Written request - Working from the top of the listing below, retype each line through the line containing "width=933pt,minimum height=673pt] (zone)", both included, with no pictures.

Source data -
----
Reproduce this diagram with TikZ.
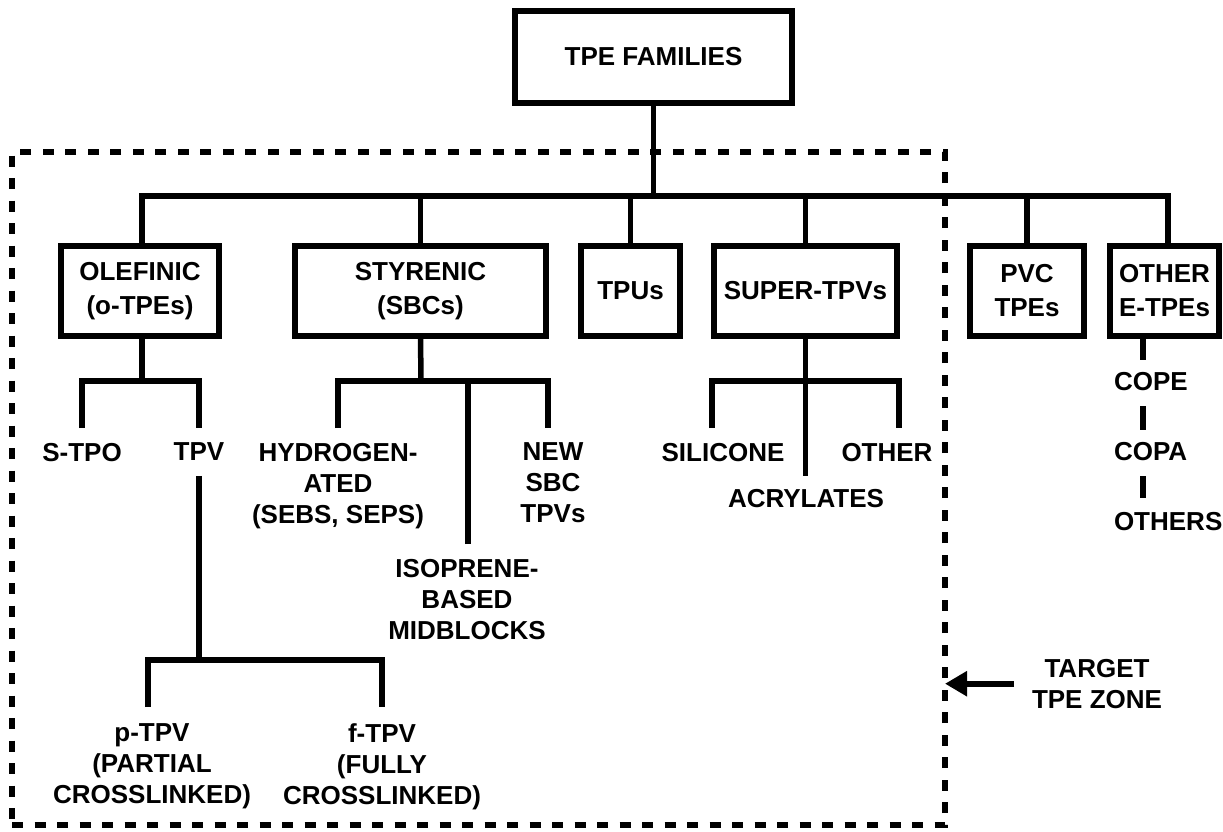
\documentclass[tikz,border=0pt]{standalone}
\usepackage{fontspec}
\setmainfont{Liberation Sans}
\usetikzlibrary{arrows.meta}
\begin{document}
\begin{tikzpicture}[x=1pt,y=-1pt,
  box/.style={draw,line width=5.5pt,inner sep=0pt,outer sep=0pt,align=center,
    minimum height=90pt,font=\fontsize{26}{34}\selectfont\bfseries},
  lbl/.style={inner sep=0pt,outer sep=0pt,align=center,anchor=north,
    font=\fontsize{26}{31}\selectfont\bfseries},
  lblw/.style={lbl,anchor=north west,align=left},
  conn/.style={line width=5.5pt},
  zonebox/.style={draw,line width=5.5pt,dash pattern=on 11pt off 11.5pt,
    inner sep=0pt,outer sep=0pt},
  arr/.style={line width=6pt,-{Triangle[length=22pt,width=24pt]}}]
\useasboundingbox (0,0) rectangle (1223,831);

% frame of the target zone
\node[zonebox,minimum width=933pt,minimum height=673pt] (zone) at (478.5,488.5) {};

% boxes
\node[box,minimum width=277pt,minimum height=92pt] (tpe) at (653.5,57) {TPE FAMILIES};
\node[box,minimum width=158pt] (ole) at (140,291) {OLEFINIC\\(o-TPEs)};
\node[box,minimum width=251pt] (sty) at (420.5,291) {STYRENIC\\(SBCs)};
\node[box,minimum width=99pt] (tpu) at (630.5,291) {TPUs};
\node[box,minimum width=183pt] (sup) at (805.5,291) {SUPER-TPVs};
\node[box,minimum width=114pt] (pvc) at (1027,291) {PVC\\TPEs};
\node[box,minimum width=109pt] (oth) at (1164.5,291) {OTHER\\E-TPEs};

% labels
\node[lbl] (stpo) at (82,443) {S-TPO};
\node[lbl] (tpv) at (199,443) {TPV};
\node[lbl] (hyd) at (338,443) {HYDROGEN-\\ATED\\(SEBS, SEPS)};
\node[lbl] (new) at (553,443) {NEW\\SBC\\TPVs};
\node[lbl] (iso) at (467,559) {ISOPRENE-\\BASED\\MIDBLOCKS};
\node[lbl] (sil) at (723,443) {SILICONE};
\node[lbl] (othr) at (887,443) {OTHER};
\node[lbl] (acr) at (806,489) {ACRYLATES};
\node[lbl] (ptpv) at (152,724) {p-TPV\\(PARTIAL\\CROSSLINKED)};
\node[lbl] (ftpv) at (382,724) {f-TPV\\(FULLY\\CROSSLINKED)};
\node[lblw] (cope) at (1114,372) {COPE};
\node[lblw] (copa) at (1114,442) {COPA};
\node[lblw] (others) at (1114,512) {OTHERS};
\node[lbl] (tz) at (1097,659) {TARGET\\TPE ZONE};

% main bus
\coordinate (bus) at (653,196);
\draw[conn] (tpe.south) -- (tpe.south |- bus);
\draw[conn] ([xshift=2pt]ole.north) |- (bus) -| ([xshift=3.5pt]oth.north);
\foreach \n in {sty,tpu,sup,pvc} \draw[conn] (\n.north) -- (\n.north |- bus);

% olefinic
\coordinate (oj) at (142,381);
\draw[conn] ([xshift=2pt]ole.south) -- (oj);
\draw[conn] ([yshift=15pt]stpo.north) |- (oj) -| ([yshift=15pt]tpv.north);
\coordinate (tj) at (199,660);
\draw[conn] ([yshift=-15pt]tpv.south) -- (tj);
\draw[conn] ([xshift=-4pt,yshift=17pt]ptpv.north) |- (tj) -| ([yshift=17pt]ftpv.north);

% styrenic
\coordinate (sj) at (421,381);
\draw[conn] (sty.south) -- (sj);
\draw[conn] ([yshift=15pt]hyd.north) |- (sj) -| ([xshift=-5pt,yshift=15pt]new.north);
\coordinate (isoT) at ([xshift=1pt,yshift=15pt]iso.north);
\draw[conn] (isoT) -- (isoT |- sj);

% super-TPVs
\coordinate (uj) at (805.5,381);
\draw[conn] ([xshift=-11pt,yshift=15pt]sil.north) |- (uj) -| ([xshift=12pt,yshift=15pt]othr.north);
\coordinate (acrT) at ([yshift=13pt]acr.north);
\draw[conn] (sup.south) -- (sup.south |- acrT);

% other E-TPEs
\draw[conn] ([xshift=-21.5pt]oth.south) -- ([xshift=29pt,yshift=12pt]cope.north west);
\draw[conn] ([xshift=29pt,yshift=-16pt]cope.south west) -- ([xshift=29pt,yshift=12pt]copa.north west);
\draw[conn] ([xshift=29pt,yshift=-16pt]copa.south west) -- ([xshift=29pt,yshift=14pt]others.north west);

% arrow to the zone
\draw[arr] ([xshift=-18pt]tz.west) -- (tz.west -| zone.east);
\end{tikzpicture}
\end{document}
----
The completed task -
Reproduce this diagram with TikZ.
\documentclass[tikz,border=0pt]{standalone}
\usepackage{fontspec}
\setmainfont{Liberation Sans}
\usetikzlibrary{arrows.meta}
\begin{document}
\begin{tikzpicture}[x=1pt,y=-1pt,
  box/.style={draw,line width=5.5pt,inner sep=0pt,outer sep=0pt,align=center,
    minimum height=90pt,font=\fontsize{26}{34}\selectfont\bfseries},
  lbl/.style={inner sep=0pt,outer sep=0pt,align=center,anchor=north,
    font=\fontsize{26}{31}\selectfont\bfseries},
  lblw/.style={lbl,anchor=north west,align=left},
  conn/.style={line width=5.5pt},
  zonebox/.style={draw,line width=5.5pt,dash pattern=on 11pt off 11.5pt,
    inner sep=0pt,outer sep=0pt},
  arr/.style={line width=6pt,-{Triangle[length=22pt,width=24pt]}}]
\useasboundingbox (0,0) rectangle (1223,831);

% frame of the target zone
\node[zonebox,minimum width=933pt,minimum height=673pt] (zone) at (478.5,488.5) {};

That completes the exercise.